26 Kasım 2010

Sevinç çığlığım, matem feryadım


Sevinç çığlığım, matem feryadım

Sevgili Lebibe şairliğimin boyutlarını bilmiyorsun. Dolayısıyla acılarımın boyutlarını da bilmeyeceksin.  Bazen kolumu kopmuş gibi hissediyoruz. Bazen yerlere oturmaktan çürümeye yüz tutmuş kaba etimi taşıdığımı. Bir terkedilmişle birlikte sabahlara kadar aağlıyorum. Zaman zaman uykularımı bölüp yaratıcıya yalvardığım oluyor. Akan bir çeşme gördüğümde kana kana içtiğimde oluyor, abdest aldığımda. Evine haciz gelen dostlaarıma üzülüyorum bazen. Görleri görmeyen bir adamın elinden tutarak dolaşmaya çıktığımda oluyor, evladını vatanına kurban vermiş bir babanın dökmemeye çalıştığı yaş oluyorum bazen. Şair tüm hayatlar adına acı çeker.

Reddedilmeyi kendine özgü bir soylulukla taşıyabilmeli insan. Bazen de reddedildiğini yüzüne vuran kelimelerle ifade edilmesini beklemeden anlayabilmeli ama reddedilişi koca bir dostluğun yerle bir edilmesine vesile saymamalı... Bazen de bu reddedilmeyi bir kaçışolarak algılamalı. Hayatıma ünlü veya ünsüz, genç veya yaşlı ama birçoğu entellektüel insanlar giriyor ve bilerek veya bilmeyerek bana zarar veriyorlar.

Edebiyatın şiir ile açılıp şiir ile kapandığını anlamalı, bir şairin hayatının şiir ile coştuğunu unutmamalı, aşkın şiir ile örgütlendiği gerçeğine göz kapamamalı. Bende de böyle oluyor. Ruhum şiirlerim ile en manalı şekilde terennüm ediyor. İstemişliklerim ve hüzünlerime diğer insanların inşa ettiklerinden farklı renklerde duraklar inşa etmeye çalışıyorum. İstemişliklerim ve hüzünlerimi takip ederseniz aynı titreşimi yakalayacaksınız. İkisi de aynı duyguda ve aynı edebi hazdadır. Beni bir doğum ne kadar sevindirirse bir ölümde o kadar üzer daha fazlası olmaz. Sevinç çığlığımla, matem feryadım aynı titreşim ve tokluktadır.

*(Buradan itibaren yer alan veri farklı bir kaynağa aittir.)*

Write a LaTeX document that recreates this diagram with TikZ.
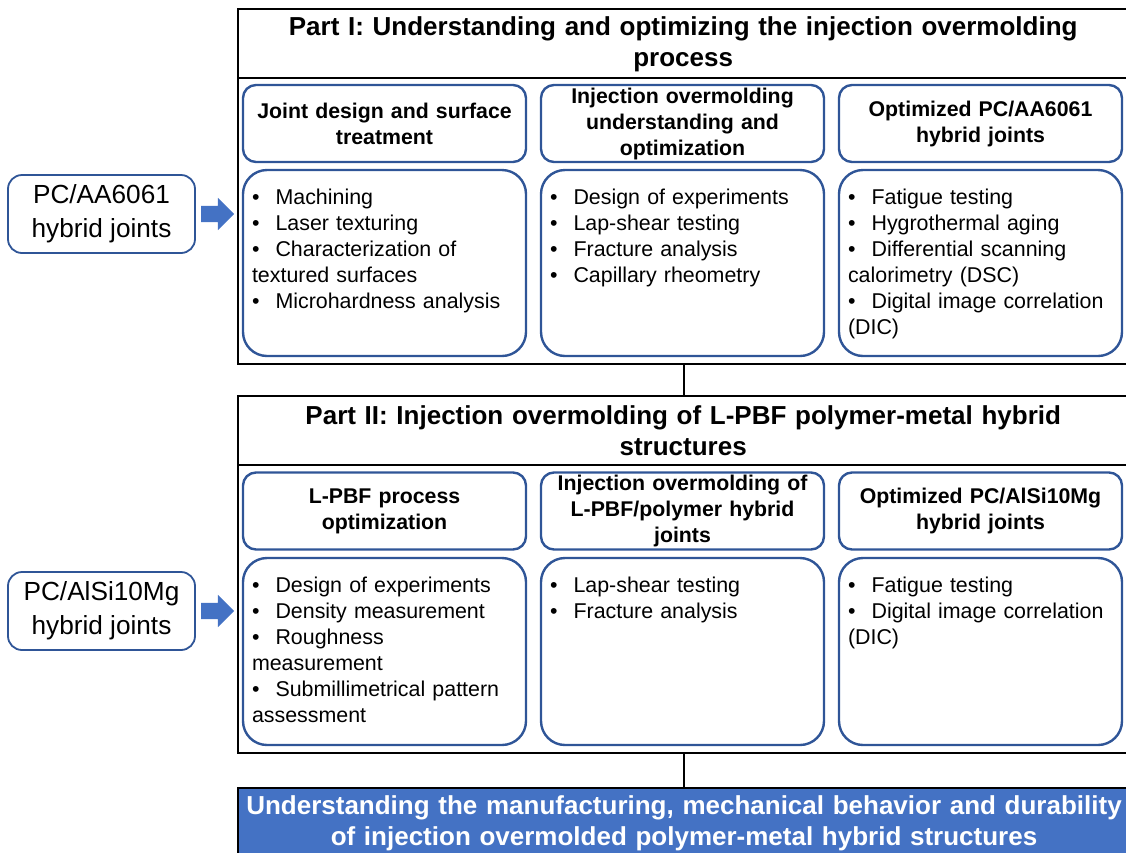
\documentclass[tikz,border=0pt]{standalone}
\usepackage{fontspec}
\setmainfont{Liberation Sans}
\usetikzlibrary{shapes.arrows, positioning}
\usepackage{xcolor}
\definecolor{boxblue}{RGB}{47,85,151}
\definecolor{fillblue}{RGB}{68,114,196}
\newcommand{\itm}{\textbullet\hspace{0.75em}}

\begin{document}
\begin{tikzpicture}[x=1pt, y=-1pt]
    % Styles
    \tikzstyle{frame} = [rectangle, draw, line width=2pt, minimum width=892pt, inner sep=0pt]
    \tikzstyle{title} = [rectangle, minimum width=892pt, minimum height=70pt, inner sep=0pt, text width=880pt, align=center, font=\bfseries\fontsize{26}{31}\selectfont]
    \tikzstyle{head} = [rectangle, draw=boxblue, line width=2.4pt, rounded corners=13pt, minimum width=283pt, minimum height=77pt, text width=280pt, align=center, inner sep=0pt, font=\bfseries\fontsize{21.3}{26}\selectfont]
    \tikzstyle{body} = [rectangle, draw=boxblue, line width=2.4pt, rounded corners=24pt, minimum width=283pt, inner sep=0pt]
    \tikzstyle{items} = [text width=272pt, align=left, inner sep=0pt, anchor=north west, font=\fontsize{21.4}{26}\selectfont]
    \tikzstyle{source} = [rectangle, draw=boxblue, line width=1.8pt, rounded corners=14pt, minimum width=187pt, minimum height=78pt, align=center, inner sep=0pt, font=\fontsize{26.2}{34}\selectfont]
    \tikzstyle{feed} = [single arrow, fill=fillblue, inner sep=8pt, minimum height=33pt, single arrow head extend=8pt]
    \tikzstyle{line} = [draw, line width=2pt]

    \useasboundingbox (0,0) rectangle (1126,852);

    % Part I
    \node [frame, minimum height=355pt, anchor=north west] (part1) at (237,8) {};
    \node [title, anchor=north west] (title1) at (237,9.5) {Part I: Understanding and optimizing the injection overmolding\\process};
    \path [line] (part1.west |- 0,78) -- (part1.east |- 0,78);
    \node [head] (head11) at (384.5,123.5) {Joint design and surface\\treatment};
    \node [head] (head12) at (682.5,123.5) {Injection overmolding\\understanding and\\optimization};
    \node [head] (head13) at (980.5,123.5) {Optimized PC/AA6061\\hybrid joints};
    \node [body, minimum height=186pt] (body11) at (384.5,263) {};
    \node [body, minimum height=186pt] (body12) at (682.5,263) {};
    \node [body, minimum height=186pt] (body13) at (980.5,263) {};
    \node [items] (list11) at ([xshift=10pt,yshift=-20pt]body11.north west) {\itm Machining\\\itm Laser texturing\\\itm Characterization of\\textured surfaces\\\itm Microhardness analysis};
    \node [items] (list12) at ([xshift=10pt,yshift=-20pt]body12.north west) {\itm Design of experiments\\\itm Lap-shear testing\\\itm Fracture analysis\\\itm Capillary rheometry};
    \node [items] (list13) at ([xshift=10pt,yshift=-20pt]body13.north west) {\itm Fatigue testing\\\itm Hygrothermal aging\\\itm Differential scanning\\calorimetry (DSC)\\\itm Digital image correlation\\(DIC)};

    % Part II
    \node [frame, minimum height=357pt, anchor=north west] (part2) at (237,395) {};
    \node [title, anchor=north west] (title2) at (237,395.5) {Part II: Injection overmolding of L-PBF polymer-metal hybrid\\structures};
    \path [line] (part2.west |- 0,465) -- (part2.east |- 0,465);
    \node [head] (head21) at (384.5,511) {L-PBF process\\optimization};
    \node [head] (head22) at (682.5,511) {Injection overmolding of\\L-PBF/polymer hybrid\\joints};
    \node [head] (head23) at (980.5,511) {Optimized PC/AlSi10Mg\\hybrid joints};
    \node [body, minimum height=187pt] (body21) at (384.5,651.5) {};
    \node [body, minimum height=187pt] (body22) at (682.5,651.5) {};
    \node [body, minimum height=187pt] (body23) at (980.5,651.5) {};
    \node [items] (list21) at ([xshift=10pt,yshift=-20pt]body21.north west) {\itm Design of experiments\\\itm Density measurement\\\itm Roughness\\measurement\\\itm Submillimetrical pattern\\assessment};
    \node [items] (list22) at ([xshift=10pt,yshift=-20pt]body22.north west) {\itm Lap-shear testing\\\itm Fracture analysis};
    \node [items] (list23) at ([xshift=10pt,yshift=-20pt]body23.north west) {\itm Fatigue testing\\\itm Digital image correlation\\(DIC)};

    % Goal
    \node [frame, fill=fillblue, minimum height=70pt, anchor=north west, text width=880pt, align=center, text=white, font=\bfseries\fontsize{26}{31}\selectfont] (goal) at (237,787) {Understanding the manufacturing, mechanical behavior and durability\\of injection overmolded polymer-metal hybrid structures};

    % Inputs
    \node [source] (src1) at (101.5,214) {PC/AA6061\\hybrid joints};
    \node [feed, right=5pt of src1] (feed1) {};
    \node [source] (src2) at (101.5,611) {PC/AlSi10Mg\\hybrid joints};
    \node [feed, right=5pt of src2] (feed2) {};

    % Edges
    \path [line] (part1.south) -- (part2.north);
    \path [line] (part2.south) -- (goal.north);

\end{tikzpicture}
\end{document}
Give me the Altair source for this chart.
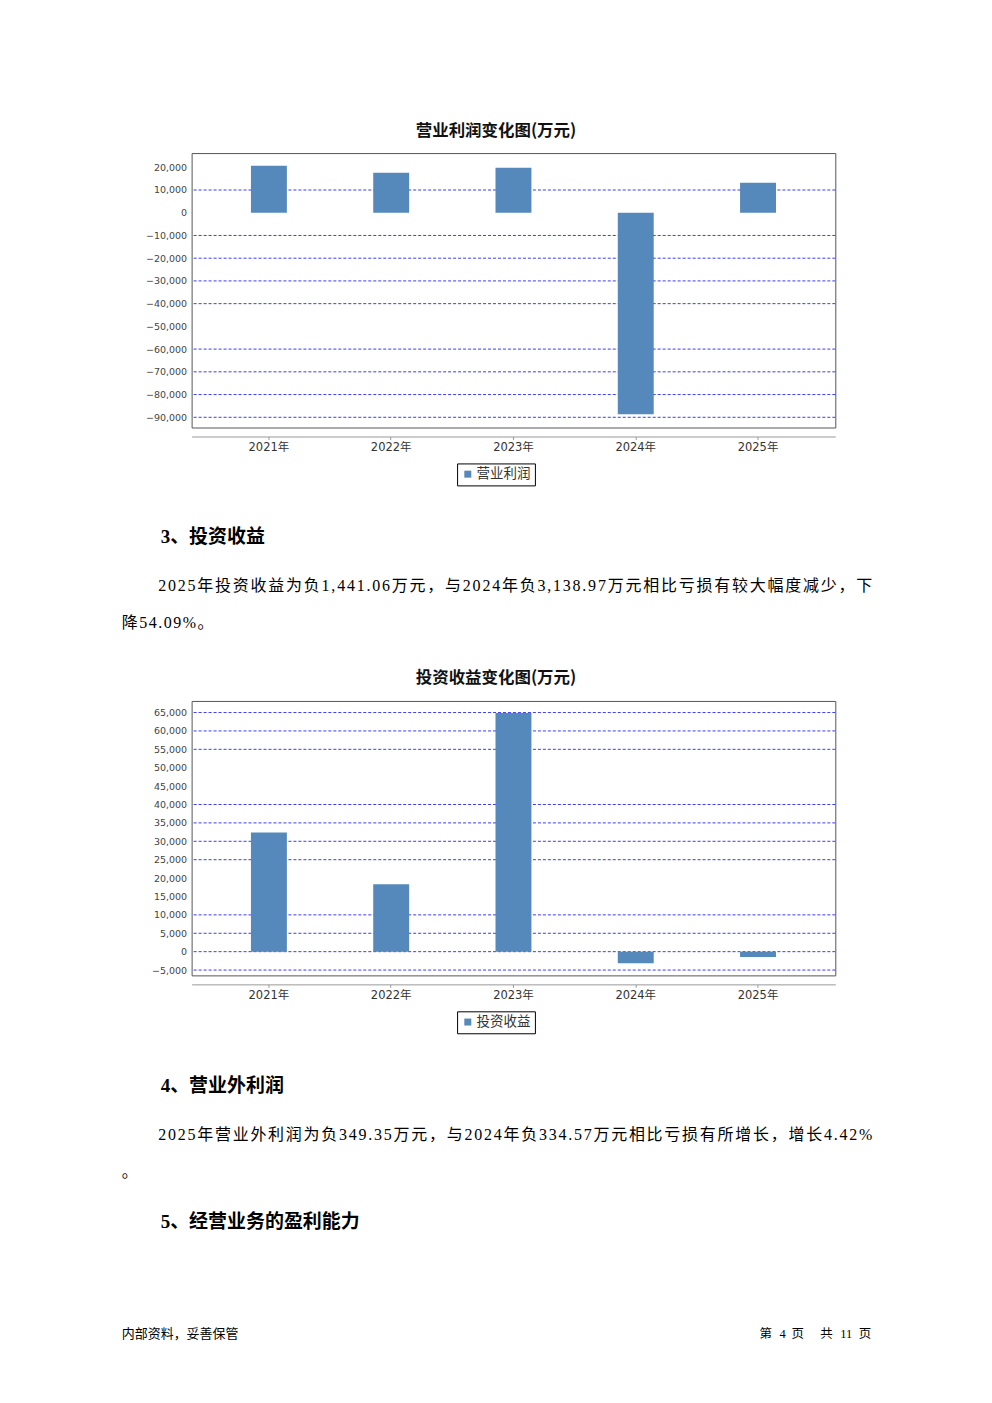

Bazen beni anlayamayacağını düşünüyorum. Bu gidişime bir anlam veremeyeceğini ve beni suçlayacağını da düşünüyorum. Kendimi eskiye nazaran insanlardan çektim. İnsanların yaşadıkları ve tercih ettikleri hayat ortalaması beni doyurmuyor. Onların yaşadıklarından dersler çıkarmaya çalışıyordum sonra anladım ki onlar hayat ve hatalarından dersler çıkarmadıkları gibi bu sıradanlıkları ezberbozmadan devam ettiriyorlar. Bana daha derin bir yaşam lazım. Konuştukları bilgi yüklü, bakışları mevsimler taşıyabilen, güldüğünde çehrelerinde çiçekler açabilen, ağladıklarında hazanların yaşanabildiği dostlar, arkadaşlr ve çevreye ihtiyaç duyuyorum. Aşk bunlardan sonra gelebilmeli. Bu aşk sadece bedenden beslenmemeli.09.06.10


Bekir Kale Ahıskalı
Lebibeye Mektuplar-106
Sevinç çığlığım, matem feryadım



*Bu mektupları orjinal el yazmalarımdan değişiklik yapılmadan alınmıştır.